***** Record set
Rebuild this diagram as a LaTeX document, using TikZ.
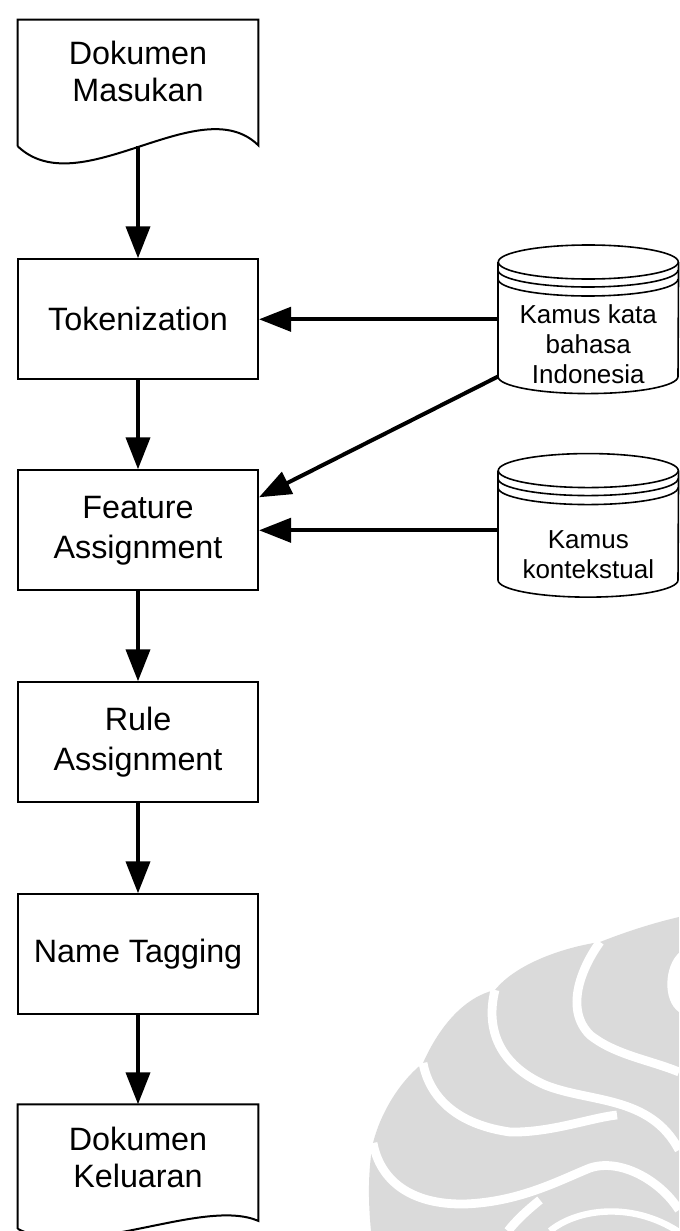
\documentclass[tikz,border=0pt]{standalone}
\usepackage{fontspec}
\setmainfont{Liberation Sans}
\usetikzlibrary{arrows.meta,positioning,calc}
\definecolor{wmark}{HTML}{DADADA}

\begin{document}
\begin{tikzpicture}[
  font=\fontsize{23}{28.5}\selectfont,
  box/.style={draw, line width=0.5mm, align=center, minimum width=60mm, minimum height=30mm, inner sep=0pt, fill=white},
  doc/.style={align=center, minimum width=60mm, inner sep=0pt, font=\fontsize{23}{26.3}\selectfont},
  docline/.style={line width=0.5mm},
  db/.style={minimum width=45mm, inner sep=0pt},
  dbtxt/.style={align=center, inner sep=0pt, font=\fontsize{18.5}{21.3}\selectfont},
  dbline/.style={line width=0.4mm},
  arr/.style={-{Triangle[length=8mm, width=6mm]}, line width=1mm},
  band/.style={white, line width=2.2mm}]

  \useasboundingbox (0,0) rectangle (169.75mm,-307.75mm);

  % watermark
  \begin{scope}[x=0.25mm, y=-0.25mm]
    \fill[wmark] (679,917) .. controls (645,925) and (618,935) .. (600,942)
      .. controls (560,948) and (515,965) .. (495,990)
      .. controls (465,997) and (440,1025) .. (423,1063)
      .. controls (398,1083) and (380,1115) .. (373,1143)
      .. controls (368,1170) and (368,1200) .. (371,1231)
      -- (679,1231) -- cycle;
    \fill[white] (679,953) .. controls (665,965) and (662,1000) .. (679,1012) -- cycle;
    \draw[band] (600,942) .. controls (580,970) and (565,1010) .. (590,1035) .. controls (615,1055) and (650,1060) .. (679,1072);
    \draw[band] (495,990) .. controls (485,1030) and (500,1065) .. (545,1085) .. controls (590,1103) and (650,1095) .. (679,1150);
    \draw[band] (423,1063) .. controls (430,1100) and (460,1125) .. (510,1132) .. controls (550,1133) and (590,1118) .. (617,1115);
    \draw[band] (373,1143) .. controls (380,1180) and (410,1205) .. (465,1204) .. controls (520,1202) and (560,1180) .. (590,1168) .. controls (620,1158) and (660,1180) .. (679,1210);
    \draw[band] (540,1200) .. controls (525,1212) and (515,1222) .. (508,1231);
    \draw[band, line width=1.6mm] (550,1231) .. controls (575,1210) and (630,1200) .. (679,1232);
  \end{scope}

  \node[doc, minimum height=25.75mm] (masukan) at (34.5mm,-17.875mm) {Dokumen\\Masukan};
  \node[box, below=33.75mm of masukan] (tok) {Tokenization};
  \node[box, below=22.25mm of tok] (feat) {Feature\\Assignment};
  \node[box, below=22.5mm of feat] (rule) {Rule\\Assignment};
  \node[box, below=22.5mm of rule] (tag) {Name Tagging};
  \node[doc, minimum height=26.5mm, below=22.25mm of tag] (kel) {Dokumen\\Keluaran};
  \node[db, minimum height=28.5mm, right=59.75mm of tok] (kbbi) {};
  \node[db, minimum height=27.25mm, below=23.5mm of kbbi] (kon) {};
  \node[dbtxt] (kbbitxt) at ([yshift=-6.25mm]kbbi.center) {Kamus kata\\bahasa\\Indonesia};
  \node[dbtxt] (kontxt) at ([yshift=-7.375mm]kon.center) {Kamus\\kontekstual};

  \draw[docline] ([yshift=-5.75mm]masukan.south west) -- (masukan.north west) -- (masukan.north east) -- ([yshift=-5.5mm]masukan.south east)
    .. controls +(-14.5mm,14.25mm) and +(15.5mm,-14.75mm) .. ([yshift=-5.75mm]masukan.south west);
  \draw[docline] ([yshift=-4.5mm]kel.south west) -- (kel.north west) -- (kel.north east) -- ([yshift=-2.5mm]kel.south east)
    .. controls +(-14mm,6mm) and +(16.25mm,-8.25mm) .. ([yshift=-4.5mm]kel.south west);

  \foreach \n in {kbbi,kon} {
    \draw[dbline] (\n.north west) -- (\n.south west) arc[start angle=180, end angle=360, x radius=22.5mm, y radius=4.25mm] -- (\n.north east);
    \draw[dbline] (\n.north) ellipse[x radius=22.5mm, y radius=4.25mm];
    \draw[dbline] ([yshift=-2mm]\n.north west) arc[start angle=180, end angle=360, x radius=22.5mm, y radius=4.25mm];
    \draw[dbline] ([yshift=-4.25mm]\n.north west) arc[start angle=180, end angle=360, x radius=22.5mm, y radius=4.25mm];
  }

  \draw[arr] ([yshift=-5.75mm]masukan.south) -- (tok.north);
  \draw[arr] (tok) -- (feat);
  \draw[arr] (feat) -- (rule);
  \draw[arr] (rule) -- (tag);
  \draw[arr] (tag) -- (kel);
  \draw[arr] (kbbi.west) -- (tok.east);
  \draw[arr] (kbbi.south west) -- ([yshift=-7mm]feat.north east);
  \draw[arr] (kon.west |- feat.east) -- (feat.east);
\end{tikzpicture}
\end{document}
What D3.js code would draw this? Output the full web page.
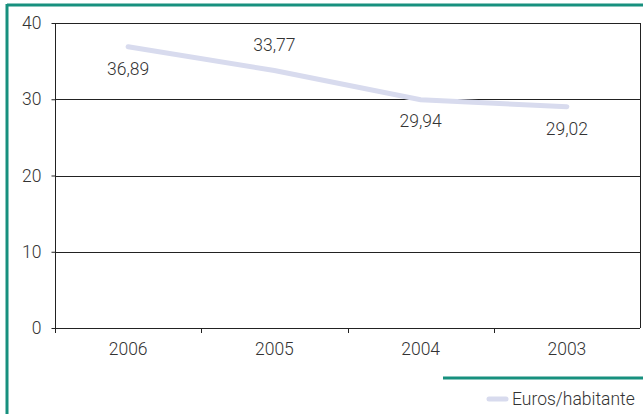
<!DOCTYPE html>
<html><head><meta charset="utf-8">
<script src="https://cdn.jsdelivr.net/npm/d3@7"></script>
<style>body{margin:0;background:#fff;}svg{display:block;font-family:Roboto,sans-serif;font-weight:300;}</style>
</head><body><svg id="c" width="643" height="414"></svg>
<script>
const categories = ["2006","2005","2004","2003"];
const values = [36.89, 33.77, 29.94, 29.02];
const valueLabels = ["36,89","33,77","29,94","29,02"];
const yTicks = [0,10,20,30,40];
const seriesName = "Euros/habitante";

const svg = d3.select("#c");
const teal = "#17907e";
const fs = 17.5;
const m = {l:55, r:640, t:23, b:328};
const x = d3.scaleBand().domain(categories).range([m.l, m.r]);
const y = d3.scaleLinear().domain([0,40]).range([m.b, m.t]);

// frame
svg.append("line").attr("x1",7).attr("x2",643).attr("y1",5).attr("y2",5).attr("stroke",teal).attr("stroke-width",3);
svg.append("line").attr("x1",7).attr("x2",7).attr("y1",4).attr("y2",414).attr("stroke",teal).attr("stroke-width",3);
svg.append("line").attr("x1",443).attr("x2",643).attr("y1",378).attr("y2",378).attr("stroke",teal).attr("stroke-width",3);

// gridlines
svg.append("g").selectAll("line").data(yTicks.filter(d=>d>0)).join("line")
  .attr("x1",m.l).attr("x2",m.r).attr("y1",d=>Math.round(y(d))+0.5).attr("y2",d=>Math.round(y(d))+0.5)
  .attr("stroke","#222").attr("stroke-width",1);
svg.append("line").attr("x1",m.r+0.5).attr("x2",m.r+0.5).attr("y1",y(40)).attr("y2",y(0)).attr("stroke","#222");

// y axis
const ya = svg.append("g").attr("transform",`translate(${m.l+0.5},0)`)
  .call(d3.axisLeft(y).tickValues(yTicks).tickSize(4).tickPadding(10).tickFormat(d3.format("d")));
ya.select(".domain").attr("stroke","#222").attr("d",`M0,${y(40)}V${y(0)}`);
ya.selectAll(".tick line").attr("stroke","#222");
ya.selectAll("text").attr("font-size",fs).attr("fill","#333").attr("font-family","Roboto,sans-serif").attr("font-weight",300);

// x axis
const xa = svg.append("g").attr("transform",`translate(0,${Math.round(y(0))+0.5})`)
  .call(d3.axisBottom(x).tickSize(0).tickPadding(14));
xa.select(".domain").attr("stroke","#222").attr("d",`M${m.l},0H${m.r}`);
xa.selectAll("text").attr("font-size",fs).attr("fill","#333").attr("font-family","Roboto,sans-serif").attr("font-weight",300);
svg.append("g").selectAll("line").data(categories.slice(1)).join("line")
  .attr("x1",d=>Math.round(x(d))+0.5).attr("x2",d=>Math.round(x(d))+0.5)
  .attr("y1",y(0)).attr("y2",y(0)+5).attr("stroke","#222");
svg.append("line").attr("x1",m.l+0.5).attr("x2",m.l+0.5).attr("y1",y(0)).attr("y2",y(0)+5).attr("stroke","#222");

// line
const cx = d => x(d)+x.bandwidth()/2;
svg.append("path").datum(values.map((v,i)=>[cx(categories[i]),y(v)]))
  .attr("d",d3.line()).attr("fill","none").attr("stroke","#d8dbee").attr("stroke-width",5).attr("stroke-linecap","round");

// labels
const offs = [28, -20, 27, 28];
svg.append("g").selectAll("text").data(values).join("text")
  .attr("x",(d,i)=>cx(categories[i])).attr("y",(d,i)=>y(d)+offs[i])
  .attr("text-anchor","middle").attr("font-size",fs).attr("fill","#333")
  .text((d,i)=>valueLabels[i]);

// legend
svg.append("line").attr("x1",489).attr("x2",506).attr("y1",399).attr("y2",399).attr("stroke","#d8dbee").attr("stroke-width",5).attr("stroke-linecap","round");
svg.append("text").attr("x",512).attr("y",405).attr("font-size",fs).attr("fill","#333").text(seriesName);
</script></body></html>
**********
## What you have to do
Your task is to reproduce the entries above word for word, from the first line through the line with "(0,0) rectangle (169.75mm,-307.75mm);", and please leave out any pictures.

## Result
Rebuild this diagram as a LaTeX document, using TikZ.
\documentclass[tikz,border=0pt]{standalone}
\usepackage{fontspec}
\setmainfont{Liberation Sans}
\usetikzlibrary{arrows.meta,positioning,calc}
\definecolor{wmark}{HTML}{DADADA}

\begin{document}
\begin{tikzpicture}[
  font=\fontsize{23}{28.5}\selectfont,
  box/.style={draw, line width=0.5mm, align=center, minimum width=60mm, minimum height=30mm, inner sep=0pt, fill=white},
  doc/.style={align=center, minimum width=60mm, inner sep=0pt, font=\fontsize{23}{26.3}\selectfont},
  docline/.style={line width=0.5mm},
  db/.style={minimum width=45mm, inner sep=0pt},
  dbtxt/.style={align=center, inner sep=0pt, font=\fontsize{18.5}{21.3}\selectfont},
  dbline/.style={line width=0.4mm},
  arr/.style={-{Triangle[length=8mm, width=6mm]}, line width=1mm},
  band/.style={white, line width=2.2mm}]

  \useasboundingbox (0,0) rectangle (169.75mm,-307.75mm);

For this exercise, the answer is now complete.